When Prime Minister Robert Fico of Slovakia returned to work this summer after recovering from gunshot wounds from a May assassination attempt, he released a video message titled “I forgive and I warn.”
Since then, there has been scant sign of forgiveness. But Mr. Fico has more than delivered on his warning to those he considers political enemies.
In recent weeks, he has presided over a rolling purge of anticorruption prosecutors, museum and theater directors, journalists and others he holds responsible for an atmosphere of “hatred and aggression” that he says led to the attack.

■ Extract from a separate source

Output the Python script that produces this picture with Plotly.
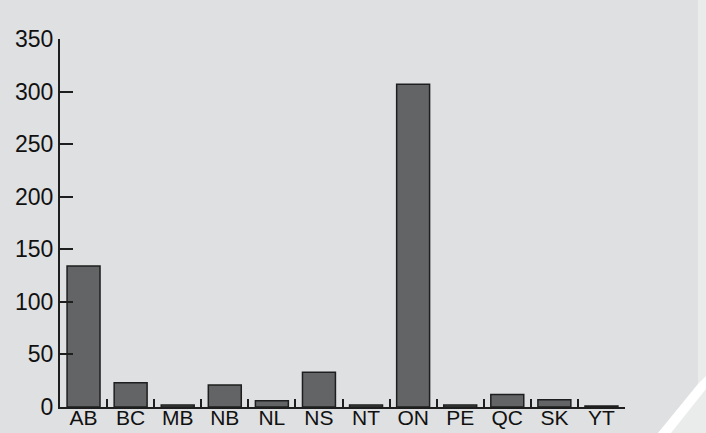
import plotly.graph_objects as go

provinces = ["AB", "BC", "MB", "NB", "NL", "NS", "NT", "ON", "PE", "QC", "SK", "YT"]
counts = [134, 23, 2, 21, 6, 33, 2, 307, 2, 12, 7, 1]
y_ticks = [0, 50, 100, 150, 200, 250, 300, 350]

W, H = 706, 433
L, R, T, B = 60, 81, 39, 26
pw, ph = W - L - R, H - T - B

def px(x):
    return (x - L) / pw

def py(y):
    return (H - B - y) / ph

def path(points):
    return "M " + " L ".join(f"{px(x)},{py(y)}" for x, y in points) + " Z"

fig = go.Figure()
fig.add_trace(go.Bar(
    x=provinces, y=counts,
    marker=dict(color="#636466", line=dict(color="#1e1e1e", width=1.5)),
))

font = dict(family="Liberation Sans, Arial", size=23, color="#111111")
xfont = dict(family="Liberation Sans, Arial", size=21, color="#111111")

shapes = [
    dict(type="path", xref="paper", yref="paper", layer="below",
         path=path([(0, 0), (698, 0), (698, 384), (658, 433), (0, 433)]),
         fillcolor="#dfe0e2", line=dict(width=0)),
    dict(type="path", xref="paper", yref="paper", layer="below",
         path=path([(658, 433), (671, 433), (706, 389), (706, 376), (698, 384)]),
         fillcolor="#ffffff", line=dict(width=0)),
]

fig.update_layout(
    width=W, height=H,
    margin=dict(l=L, r=R, t=T, b=B, autoexpand=False),
    paper_bgcolor="#eaebeb",
    plot_bgcolor="rgba(0,0,0,0)",
    showlegend=False,
    bargap=0.3,
    font=font,
    shapes=shapes,
    xaxis=dict(
        type="category", showline=True, linecolor="#1e1e1e", linewidth=2,
        ticks="inside", tickson="boundaries", ticklen=8, tickwidth=1.5, tickcolor="#1e1e1e",
        showgrid=False, zeroline=False, tickfont=xfont, automargin=False,
        ticklabelstandoff=-9,
    ),
    yaxis=dict(
        range=[0, 350], tickvals=y_ticks, showline=True, linecolor="#1e1e1e", linewidth=2,
        ticks="inside", ticklen=13, tickwidth=2, tickcolor="#1e1e1e",
        showgrid=False, zeroline=False, tickfont=font, automargin=False,
    ),
)

fig.write_html("out.html")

While his supporters cheer what they see as a long overdue cleansing of a system dominated by liberal elites, his critics see a vindictive, scattershot assault on people with little in common other than their shared role as perceived foes of Mr. Fico and his far-right allies in a coalition government.

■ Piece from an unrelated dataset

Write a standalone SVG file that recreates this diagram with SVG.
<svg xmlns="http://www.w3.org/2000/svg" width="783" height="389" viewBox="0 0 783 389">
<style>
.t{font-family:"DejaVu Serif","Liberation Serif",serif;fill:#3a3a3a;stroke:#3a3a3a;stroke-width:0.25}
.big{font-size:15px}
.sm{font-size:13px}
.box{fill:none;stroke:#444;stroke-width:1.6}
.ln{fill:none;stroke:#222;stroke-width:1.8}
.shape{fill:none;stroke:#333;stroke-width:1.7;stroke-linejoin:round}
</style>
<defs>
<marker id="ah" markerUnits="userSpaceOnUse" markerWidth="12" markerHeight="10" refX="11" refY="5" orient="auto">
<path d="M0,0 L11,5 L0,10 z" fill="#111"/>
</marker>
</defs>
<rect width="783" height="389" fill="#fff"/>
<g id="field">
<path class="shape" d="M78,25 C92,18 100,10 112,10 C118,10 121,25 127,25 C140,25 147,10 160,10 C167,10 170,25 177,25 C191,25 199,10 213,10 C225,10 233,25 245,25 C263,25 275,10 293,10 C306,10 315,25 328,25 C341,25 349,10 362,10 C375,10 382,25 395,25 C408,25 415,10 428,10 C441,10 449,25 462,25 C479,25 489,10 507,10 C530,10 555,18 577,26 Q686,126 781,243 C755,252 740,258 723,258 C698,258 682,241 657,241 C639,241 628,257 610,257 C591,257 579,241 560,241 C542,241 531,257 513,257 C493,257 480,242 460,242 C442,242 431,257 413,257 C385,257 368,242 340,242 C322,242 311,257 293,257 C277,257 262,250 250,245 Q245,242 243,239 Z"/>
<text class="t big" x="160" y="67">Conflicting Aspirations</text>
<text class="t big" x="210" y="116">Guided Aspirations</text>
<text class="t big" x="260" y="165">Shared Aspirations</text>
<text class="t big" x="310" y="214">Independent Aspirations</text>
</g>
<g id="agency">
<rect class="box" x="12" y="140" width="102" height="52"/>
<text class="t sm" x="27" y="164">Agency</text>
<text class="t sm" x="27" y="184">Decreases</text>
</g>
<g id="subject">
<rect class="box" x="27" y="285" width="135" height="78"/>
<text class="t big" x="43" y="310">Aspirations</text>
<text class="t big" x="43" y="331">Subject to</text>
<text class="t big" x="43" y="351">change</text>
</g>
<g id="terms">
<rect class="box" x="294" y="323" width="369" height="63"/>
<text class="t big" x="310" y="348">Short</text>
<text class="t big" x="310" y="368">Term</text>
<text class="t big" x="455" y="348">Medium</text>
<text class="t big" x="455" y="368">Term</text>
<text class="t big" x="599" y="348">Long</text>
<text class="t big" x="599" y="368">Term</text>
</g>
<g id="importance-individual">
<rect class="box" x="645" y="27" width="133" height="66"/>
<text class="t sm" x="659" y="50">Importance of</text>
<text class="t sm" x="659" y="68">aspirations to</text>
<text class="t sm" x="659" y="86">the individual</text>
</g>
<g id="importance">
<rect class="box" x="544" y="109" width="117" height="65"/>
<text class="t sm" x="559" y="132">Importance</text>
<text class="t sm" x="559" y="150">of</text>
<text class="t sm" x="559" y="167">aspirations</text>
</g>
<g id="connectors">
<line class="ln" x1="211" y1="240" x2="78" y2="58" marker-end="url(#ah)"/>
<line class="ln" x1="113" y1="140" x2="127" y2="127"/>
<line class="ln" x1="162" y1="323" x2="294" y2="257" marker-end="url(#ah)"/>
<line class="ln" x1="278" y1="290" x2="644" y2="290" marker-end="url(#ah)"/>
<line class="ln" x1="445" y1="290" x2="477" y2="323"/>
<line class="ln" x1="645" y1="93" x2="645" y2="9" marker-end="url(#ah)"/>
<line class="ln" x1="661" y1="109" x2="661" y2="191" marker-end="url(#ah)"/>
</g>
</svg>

The pace has been so rapid and its scope so wide that many in Bratislava, the liberal-leaning capital, are filled with foreboding that he wants to diminish the space for critical voices. Mr. Fico, they say, is taking Slovakia down the illiberal road charted by Viktor Orban, the authoritarian leader of neighboring Hungary, including by setting a course that is more antagonistic to the West and more friendly toward Russia.
“He really changed physically and psychologically after he was shot, and it is becoming really dangerous,” said Lubos Machaj, 70, a widely respected journalist who has known Mr. Fico for years and lost his job as director general of Slovakia’s state-funded public broadcaster in July.